With all the talk about anonymous comments on the Vanguard, I thought it might be a good idea to look at who makes about the least anonymous comments of all – those who get up and speak at the city council meeting. So I pulled from the minutes of the meetings to compile a full year’s worth of public comments and see who was commenting.
For the year of 2018, there were a total of 497 public comments made at city council meetings. Of those 184 were made during the designated public comment period, but 313 were made in response to individual items.
Calculating it out, if each of the 497 people average 3 minutes, the council and members of the community spent an entire day out of their lives in 2018 listening to public comments – 24 hours of commenting.

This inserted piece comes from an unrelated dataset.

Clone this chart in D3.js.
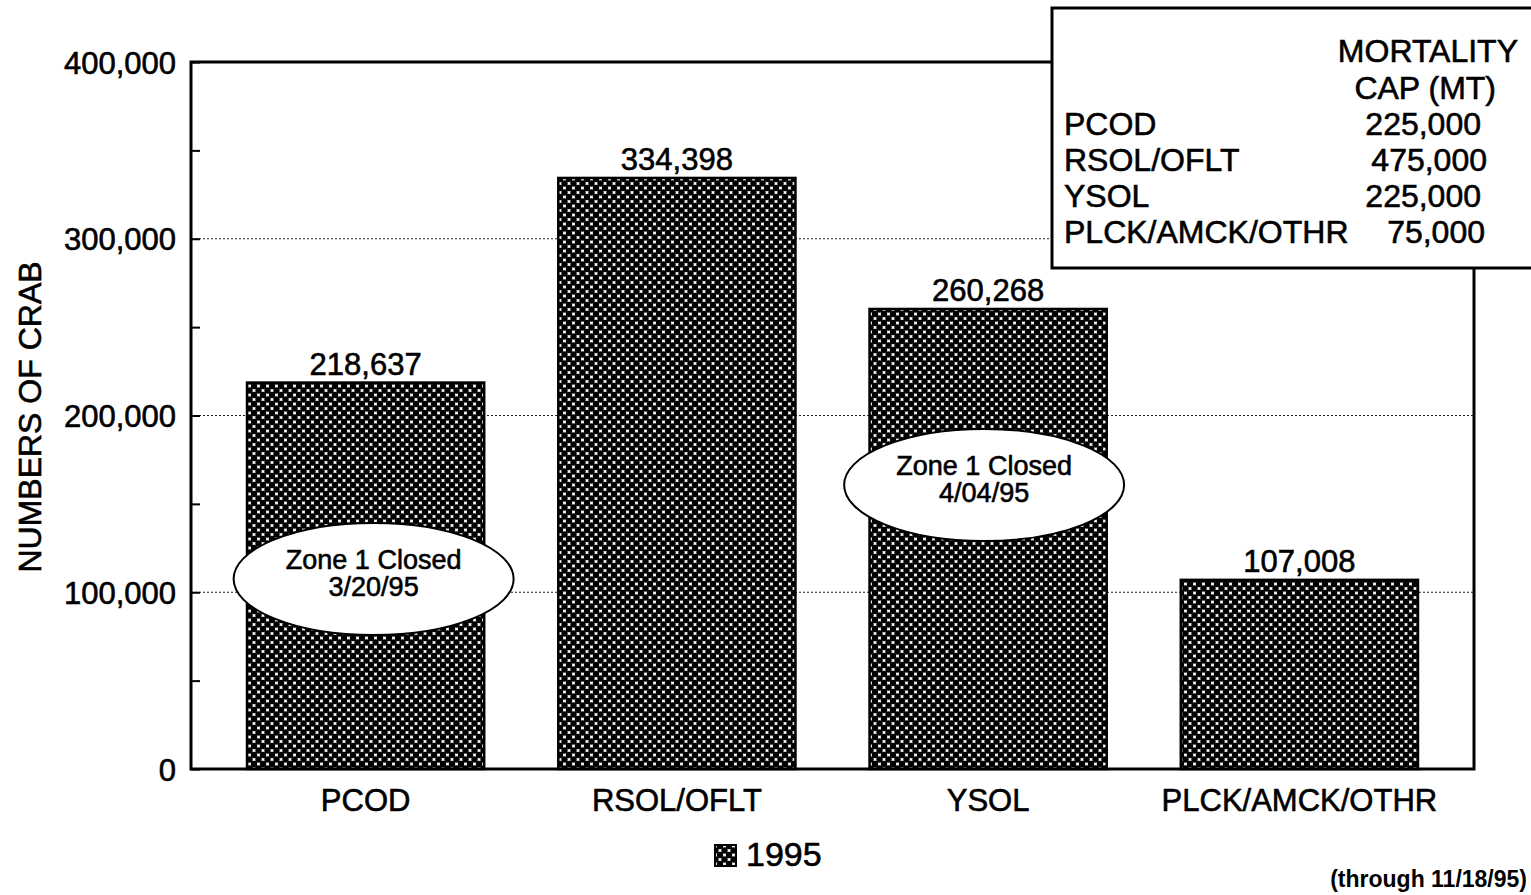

In total, 234 different people made public comments. Of those 164 of them made a single comment during the course of the year (I was one of those by the way, my only comment in 2018 was to donate a photo along with Don Sherman to the City). Another 31 made just two comments. 195 people therefore made either one or two comments during the course of the year.
That means the remaining 39 people made 271 comments of the comments in 2018
It turns out the top 2 comments combined made 51 comments. Few of the council were surprised by the top two. No.1 was Connor Gorman with 28 comments. No.2 was Alan Hirsch with 23 comments.
There is then a gap, Ron Glick was No.3 with 14 comments. No.4 was Eric Gudz with 13 and No.5 was a tie between Elaine Roberts-Musser and M.E. Gladys each with 11.
The next two were tied at 10 – Alan Pryor and Larry Guenther.
23 comments made at least five public comments. The top 20 (extending down as low as 5 comments) combined for 215 comments – nearly as many comments as the 195 people who made one or two comments combined.
There is of course a cyclical nature to all of this – some people who made fairly few comments in the last year had previously made quite a few comments. On the other hand, some people have grown much more active over time and are making a good deal more in the way of public comments now than in the past.